(Saved entries)
◆ ◆ ◆ ◆ ◆
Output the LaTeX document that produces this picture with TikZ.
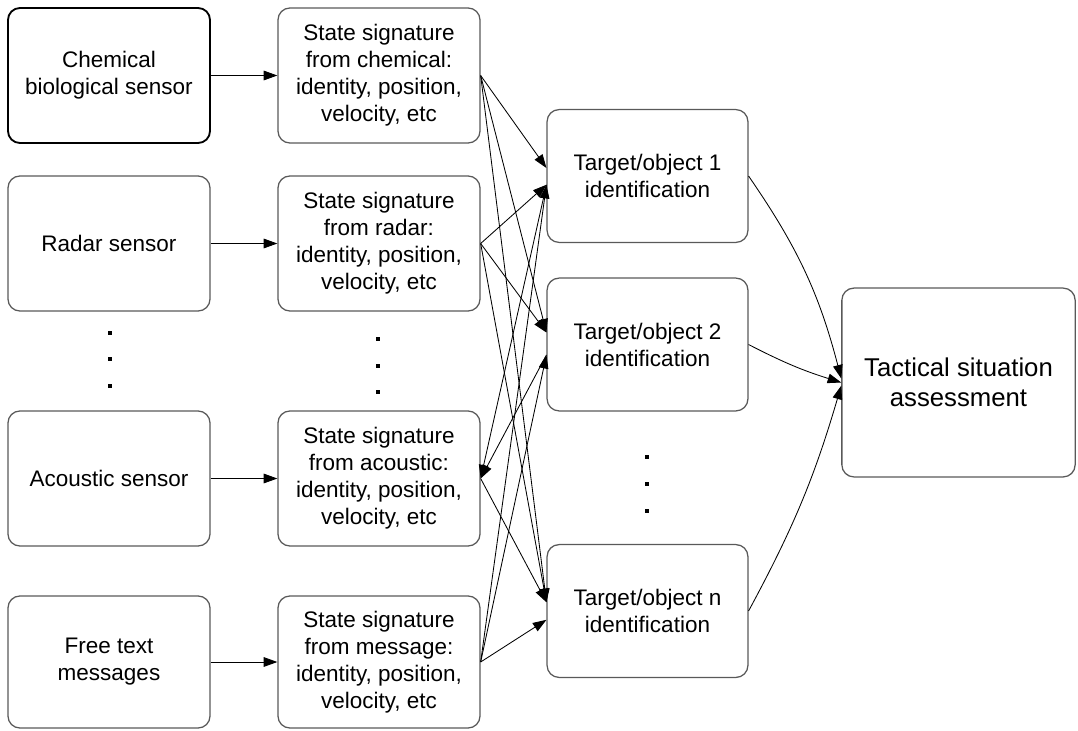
\documentclass[tikz,border=0pt]{standalone}
\usepackage{fontspec}
\setmainfont{Liberation Sans}
\usetikzlibrary{arrows.meta}

\begin{document}
\begin{tikzpicture}[
  x=0.025cm, y=-0.025cm,
  box/.style={draw=black!65, line width=0.9pt, rounded corners=0.3cm, align=center,
    minimum width=5.05cm, minimum height=3.375cm, inner sep=0pt,
    font=\fontsize{16}{19.2}\selectfont},
  tgt/.style={box, minimum width=5.02cm, minimum height=3.32cm},
  big/.style={box, minimum width=5.83cm, minimum height=4.72cm,
    font=\fontsize{18.3}{21.3}\selectfont},
  arr/.style={-{Triangle[length=0.34cm,width=0.24cm]}, line width=0.6pt},
  dot/.style={fill=black}
]
\useasboundingbox (0,0) rectangle (1078,730);

% sensors
\node [box, draw=black, line width=1.3pt] (chem) at (109,75.5) {Chemical\\biological sensor};
\node [box] (radar) at (109,243.5) {Radar sensor};
\node [box] (acou) at (109,478.5) {Acoustic sensor};
\node [box, minimum height=3.3cm] (msg) at (109,662) {Free text\\messages};

% state signatures
\node [box] (schem) at (379,75.5) {State signature\\from chemical:\\identity, position,\\velocity, etc};
\node [box] (sradar) at (379,243.5) {State signature\\from radar:\\identity, position,\\velocity, etc};
\node [box] (sacou) at (379,478.5) {State signature\\from acoustic:\\identity, position,\\velocity, etc};
\node [box, minimum height=3.3cm] (smsg) at (379,662) {State signature\\from message:\\identity, position,\\velocity, etc};

% targets
\node [tgt] (t1) at (647.5,176) {Target/object 1\\identification};
\node [tgt] (t2) at (647.5,344.5) {Target/object 2\\identification};
\node [tgt] (tn) at (647.5,611) {Target/object n\\identification};

\node [big] (tact) at (958.5,382.5) {Tactical situation\\assessment};

% dots
\foreach \y in {331,357,384} \fill [dot] (108,\y) rectangle ++(4,4);
\foreach \y in {337,364,390} \fill [dot] (376,\y) rectangle ++(4,4);
\foreach \y in {455,482,509} \fill [dot] (645,\y) rectangle ++(4,4);

\draw [arr] (chem) -- (schem);
\draw [arr] (radar) -- (sradar);
\draw [arr] (acou) -- (sacou);
\draw [arr] (msg) -- (smsg);

\coordinate (t1a) at ([yshift=0.2cm]t1.west);
\coordinate (t1b) at ([yshift=-0.22cm]t1.west);
\coordinate (t2a) at ([yshift=0.3cm]t2.west);
\coordinate (t2b) at ([yshift=-0.26cm]t2.west);
\coordinate (tna) at ([yshift=0.22cm]tn.west);
\coordinate (tnb) at ([yshift=-0.22cm]tn.west);

\draw [arr] (schem.east) -- (t1a);
\draw [arr] (schem.east) -- (t2a);
\draw [arr] (schem.east) -- (tna);
\draw [arr] (sradar.east) -- (t1b);
\draw [arr] (sradar.east) -- (t2a);
\draw [arr] (sradar.east) -- (tna);
\draw [arr] (t1b) -- (sacou.east);
\draw [arr] (t2b) -- (sacou.east);
\draw [arr] (sacou.east) -- (tna);
\draw [arr] (smsg.east) -- (t1b);
\draw [arr] (smsg.east) -- (t2b);
\draw [arr] (smsg.east) -- (tnb);

\draw [arr] (t1.east) to [bend left=10] ([yshift=0.1cm]tact.west);
\draw [arr] (t2.east) to [bend right=5] (tact.west);
\draw [arr] (tn.east) to [bend right=6] ([yshift=-0.08cm]tact.west);
\end{tikzpicture}
\end{document}
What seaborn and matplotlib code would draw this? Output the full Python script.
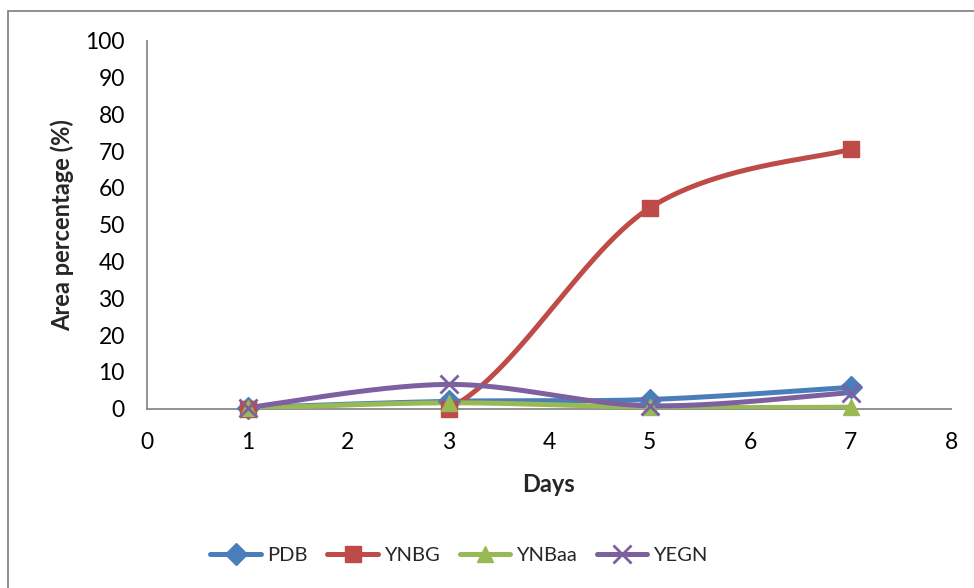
import numpy as np
import pandas as pd
import matplotlib
matplotlib.use("Agg")
import matplotlib.pyplot as plt
from matplotlib.lines import Line2D
import seaborn as sns

days = [1, 3, 5, 7]
pdb = [0.3, 2.0, 2.5, 5.8]
ynbg = [0.0, 0.0, 54.5, 70.5]
ynbaa = [0.1, 1.6, 0.4, 0.4]
yegn = [0.3, 6.6, 0.8, 4.4]

series_names = ["PDB", "YNBG", "YNBaa", "YEGN"]
series_values = [pdb, ynbg, ynbaa, yegn]
colors = ["#4A7EBB", "#BE4B48", "#98B954", "#7D60A0"]
markers = ["D", "s", "^", "x"]
marker_sizes = [11, 12, 12, 13]


def smooth_curve(x, y, n=60):
    """Catmull-Rom style cubic Bezier through every point."""
    pts = np.column_stack([x, y]).astype(float)
    ext = np.vstack([pts[0], pts, pts[-1]])
    out = []
    t = np.linspace(0, 1, n)[:, None]
    for i in range(len(pts) - 1):
        p0, p3 = ext[i + 1], ext[i + 2]
        c1 = p0 + (ext[i + 2] - ext[i]) / 6.0
        c2 = p3 - (ext[i + 3] - ext[i + 1]) / 6.0
        seg = ((1 - t) ** 3) * p0 + 3 * ((1 - t) ** 2) * t * c1 + 3 * (1 - t) * t ** 2 * c2 + t ** 3 * p3
        out.append(seg if i == 0 else seg[1:])
    curve = np.vstack(out)
    return curve[:, 0], curve[:, 1]


sns.set_theme(style="white")
plt.rcParams["font.family"] = ["Lato", "DejaVu Sans"]

fig = plt.figure(figsize=(9.74, 5.88), dpi=100)
W, H = 974, 588
ax = fig.add_axes([147 / W, 1 - 408.7 / H, (951 - 147) / W, (408.7 - 40.7) / H])

for name, vals, col, mk, ms in zip(series_names, series_values, colors, markers, marker_sizes):
    cx, cy = smooth_curve(days, vals)
    curve = pd.DataFrame({"Days": cx, "value": cy})
    sns.lineplot(data=curve, x="Days", y="value", ax=ax, color=col, lw=3.6,
                 sort=False, estimator=None, zorder=3)
    pts = pd.DataFrame({"Days": days, "value": vals})
    ax.plot(pts["Days"], pts["value"], linestyle="none", marker=mk, ms=ms,
            color=col, mec=col, mew=2 if mk == "x" else 1, zorder=4, clip_on=False)

ax.set_xlim(0, 8)
ax.set_ylim(0, 100)
ax.set_xticks(range(0, 9))
ax.set_yticks(range(0, 101, 10))
ax.tick_params(axis="both", labelsize=16.5, labelcolor="black", color="#898989",
               length=7, width=1.3, direction="out")
ax.tick_params(axis="x", pad=10)
ax.tick_params(axis="y", pad=9)
for side in ["top", "right"]:
    ax.spines[side].set_visible(False)
for side in ["left", "bottom"]:
    ax.spines[side].set_color("#898989")
    ax.spines[side].set_linewidth(1.3)

ax.set_xlabel("Days", fontsize=17, fontweight="bold", labelpad=14)
ax.set_ylabel("Area percentage (%)", fontsize=17, fontweight="bold", labelpad=8)

handles = [Line2D([0], [0], color=c, lw=3.6, marker=m, ms=ms, mew=2 if m == "x" else 1)
           for c, m, ms in zip(colors, markers, marker_sizes)]
fig.legend(handles, series_names, loc="center", bbox_to_anchor=(459 / W, 1 - 555 / H),
           ncol=4, frameon=False, fontsize=14.5, handlelength=2.5, columnspacing=1.0,
           handletextpad=0.3)

border = plt.Rectangle((7.5 / W, -0.1), 1.2, 1 - 11.5 / H + 0.1, transform=fig.transFigure,
                       fill=False, edgecolor="#868686", lw=1.3, clip_on=False)
fig.patches.append(border)

fig.savefig("out.png", dpi=100)
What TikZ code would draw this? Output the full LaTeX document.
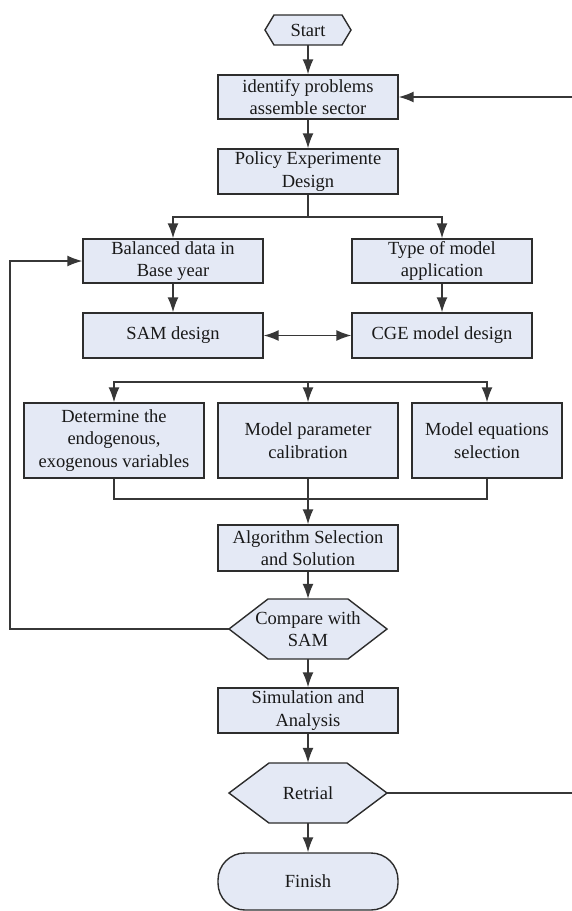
\documentclass[tikz,border=0pt]{standalone}
\usepackage{fontspec}
\setmainfont{Liberation Serif}
\newfontfamily\tfont{Liberation Serif}
\usetikzlibrary{arrows.meta,calc}
\definecolor{boxfill}{RGB}{228,233,245}
\definecolor{edgecol}{RGB}{45,45,45}
\definecolor{conncol}{RGB}{55,55,55}
\begin{document}
\begin{tikzpicture}[x=1pt,y=-1pt,
 txt/.style={font=\tfont\fontsize{18.5}{22.5}\selectfont, text=black!90, align=center, inner sep=0pt},
 procbox/.style={txt, draw=edgecol, fill=boxfill, line width=1.4pt, minimum width=180pt, minimum height=45pt},
 hexshape/.style={draw=edgecol, fill=boxfill, line width=1.4pt},
 conn/.style={draw=conncol, line width=1.5pt},
 tip/.tip={Latex[length=15pt,width=11pt]},
 arr/.style={conn, -tip},
]
\useasboundingbox (0,0) rectangle (572,911);
\fill[white] (0,0) rectangle (572,911);

% hexagons
\draw[hexshape] (265,30) -- (274,15) -- (342,15) -- (351,30) -- (342,45) -- (274,45) -- cycle;
\node[txt, minimum width=68pt, minimum height=30pt] (start) at (308,30) {Start};

\draw[hexshape] (229,629) -- (268,599) -- (348,599) -- (387,629) -- (348,659) -- (268,659) -- cycle;
\node[txt, minimum width=80pt, minimum height=60pt] (cmp) at (308,629) {Compare with\\SAM};
\coordinate (cmpW) at (229,629);

\draw[hexshape] (229,793) -- (269,763) -- (347,763) -- (387,793) -- (347,823) -- (269,823) -- cycle;
\node[txt, minimum width=78pt, minimum height=60pt] (ret) at (308,793) {Retrial};
\coordinate (retE) at (387,793);

% boxes
\node[procbox, minimum height=44pt] (ident) at (308,97) {identify problems\\assemble sector};
\node[procbox] (policy) at (308,171.5) {Policy Experimente\\Design};
\node[procbox, minimum height=44pt] (bal) at (173,261) {Balanced data in\\Base year};
\node[procbox, minimum height=44pt] (type) at (442,261) {Type of model\\application};
\node[procbox] (sam) at (173,335.5) {SAM design};
\node[procbox] (cge) at (442,335.5) {CGE model design};
\node[procbox, minimum height=75pt] (det) at (114,440.5) {Determine the\\endogenous,\\exogenous variables};
\node[procbox, minimum height=75pt] (param) at (308,440.5) {Model parameter\\calibration};
\node[procbox, minimum height=75pt, minimum width=150pt] (eq) at (487,440.5) {Model equations\\selection};
\node[procbox, minimum height=46pt] (alg) at (308,548) {Algorithm Selection\\and Solution};
\node[procbox] (sim) at (308,710.5) {Simulation and\\Analysis};
\node[procbox, minimum height=57pt, rounded corners=27pt] (fin) at (308,881.5) {Finish};

% branch points
\coordinate (b1) at (308,217);
\coordinate (b2) at (308,382);
\coordinate (m) at (308,499);

% connectors
\draw[arr] (start.south) -- (ident.north);
\draw[arr] (ident.south) -- (policy.north);
\draw[conn] (policy.south) -- (b1);
\draw[arr] (b1) -| (bal.north);
\draw[arr] (b1) -| (type.north);
\draw[arr] (bal.south) -- (sam.north);
\draw[arr] (type.south) -- (cge.north);
\draw[conn, tip-tip] (sam.east) -- (cge.west);
\draw[arr] (b2) -| (det.north);
\draw[arr] (b2) -| (eq.north);
\draw[arr] (b2) -- (param.north);
\draw[conn] (det.south) |- (m);
\draw[conn] (eq.south) |- (m);
\draw[arr] (param.south) -- (alg.north);
\draw[arr] (alg.south) -- (cmp.north);
\draw[arr] (cmp.south) -- (sim.north);
\draw[arr] (sim.south) -- (ret.north);
\draw[arr] (ret.south) -- (fin.north);
\draw[arr] (cmpW) -- ++(-219,0) |- (bal.west);
\draw[arr] (retE) -- (580,793) |- (ident.east);
\end{tikzpicture}
\end{document}
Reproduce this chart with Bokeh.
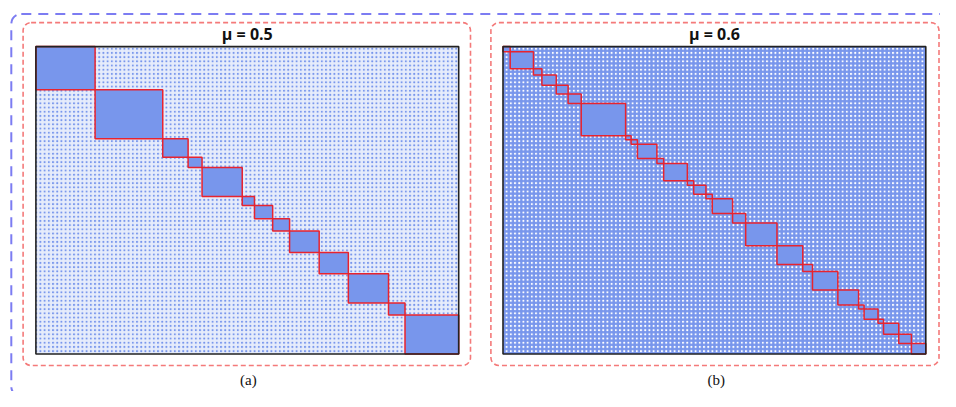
import numpy as np
from bokeh.plotting import figure
from bokeh.models import Range1d, ColumnDataSource
from bokeh.core.properties import value
from bokeh.embed import file_html
from bokeh.resources import INLINE

# ---------------- data ----------------
n_nodes = 1000
# community sizes along the diagonal (node counts)
sizes_a = [140, 160, 60, 33, 95, 29, 43, 40, 70, 69, 95, 39, 127]
sizes_b = [17, 55, 20, 34, 28, 31, 105, 13, 15, 46, 16, 56, 15, 29, 15, 48,
           31, 74, 61, 23, 60, 49, 13, 33, 13, 36, 30, 34]
titles = ["μ = 0.5", "μ = 0.6"]
labels = ["(a)", "(b)"]

# ---------------- style ----------------
BLUE = "#7896EC"
RED = "#E8232E"
SALMON = "#F47A7A"
LAVENDER = "#7C7CF2"

W, H = 940, 391
p = figure(width=W, height=H, x_range=Range1d(0, W), y_range=Range1d(H, 0),
           output_backend="svg", toolbar_location=None, min_border=0)
p.axis.visible = False
p.grid.visible = False
p.outline_line_color = None
p.background_fill_color = "white"
p.border_fill_color = "white"

# panel geometry in canvas pixels: frame (x0, x1, y0, y1), dashed box
panels = [
    dict(frame=(35.4, 458.2, 46.1, 353.5), box=(22.6, 470, 22.1, 365),
         label_x=247.8, base="#E6ECFB", dot=BLUE),
    dict(frame=(502.5, 925.3, 46.1, 353.5), box=(490.4, 938.5, 22.1, 365),
         label_x=715.8, base=BLUE, dot="white"),
]
sizes_all = [sizes_a, sizes_b]

xr, yr = {}, {}
for i, pan in enumerate(panels):
    fx0, fx1, fy0, fy1 = pan["frame"]
    sx = n_nodes / (fx1 - fx0)
    sy = n_nodes / (fy1 - fy0)
    xr[f"m{i}"] = Range1d(-fx0 * sx, (W - fx0) * sx)
    yr[f"m{i}"] = Range1d((H - fy0) * sy, -fy0 * sy)
p.extra_x_ranges = xr
p.extra_y_ranges = yr

# outer lavender dashed bracket
p.quad(left=10.8, right=1200, top=13.4, bottom=396, fill_color=None,
       line_color=LAVENDER, line_width=2, line_dash="10 7", border_radius=10)

for i, pan in enumerate(panels):
    name = f"m{i}"
    sizes = sizes_all[i]
    bx0, bx1, by0, by1 = pan["box"]
    p.quad(left=bx0, right=bx1, top=by0, bottom=by1, fill_color=None,
           line_color=SALMON, line_width=1.6, line_dash="5 3", border_radius=8)

    # adjacency background texture
    p.quad(left=0, right=n_nodes, top=0, bottom=n_nodes, line_color=None,
           fill_color=pan["base"], hatch_pattern="dot", hatch_color=pan["dot"],
           hatch_scale=4.2, hatch_weight=1,
           x_range_name=name, y_range_name=name)

    edges = np.concatenate([[0], np.cumsum(sizes)])
    src = ColumnDataSource(dict(l=edges[:-1], r=edges[1:]))
    p.quad(left="l", right="r", top="l", bottom="r", source=src,
           x_range_name=name, y_range_name=name,
           fill_color=BLUE, line_color=RED, line_width=1.5)

    # frame
    p.quad(left=0, right=n_nodes, top=0, bottom=n_nodes, fill_color=None,
           line_color="#222222", line_width=1.6,
           x_range_name=name, y_range_name=name)

    p.text(x=[n_nodes / 2], y=[33.6], text=[titles[i]], x_range_name=name,
           text_align="center", text_baseline="middle",
           text_font=value("Open Sans"), text_font_style="bold",
           text_font_size="16px", text_color="#111111")
    p.text(x=[pan["label_x"]], y=[379.5], text=[labels[i]],
           text_align="center", text_baseline="middle",
           text_font=value("Liberation Serif"), text_font_size="15px",
           text_color="#111111")

open("out.html", "w").write(file_html(p, INLINE))
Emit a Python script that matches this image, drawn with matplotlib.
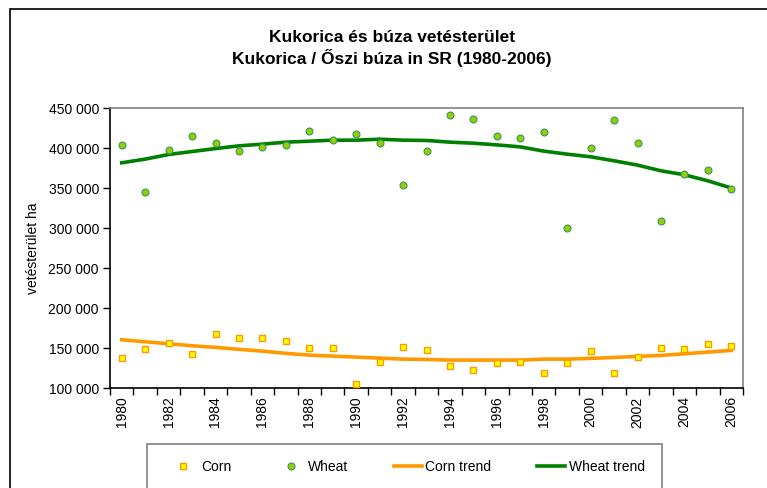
◆ ◆ ◆ ◆ ◆
■ **Objective**: Output exactly the lines above, from the line with "What seaborn and" to the line with "marker_sizes = [11, 12, 12, 13]", both included; skip the pictures.

■ **Answer to the problem**:
What seaborn and matplotlib code would draw this? Output the full Python script.
import numpy as np
import pandas as pd
import matplotlib
matplotlib.use("Agg")
import matplotlib.pyplot as plt
from matplotlib.lines import Line2D
import seaborn as sns

days = [1, 3, 5, 7]
pdb = [0.3, 2.0, 2.5, 5.8]
ynbg = [0.0, 0.0, 54.5, 70.5]
ynbaa = [0.1, 1.6, 0.4, 0.4]
yegn = [0.3, 6.6, 0.8, 4.4]

series_names = ["PDB", "YNBG", "YNBaa", "YEGN"]
series_values = [pdb, ynbg, ynbaa, yegn]
colors = ["#4A7EBB", "#BE4B48", "#98B954", "#7D60A0"]
markers = ["D", "s", "^", "x"]
marker_sizes = [11, 12, 12, 13]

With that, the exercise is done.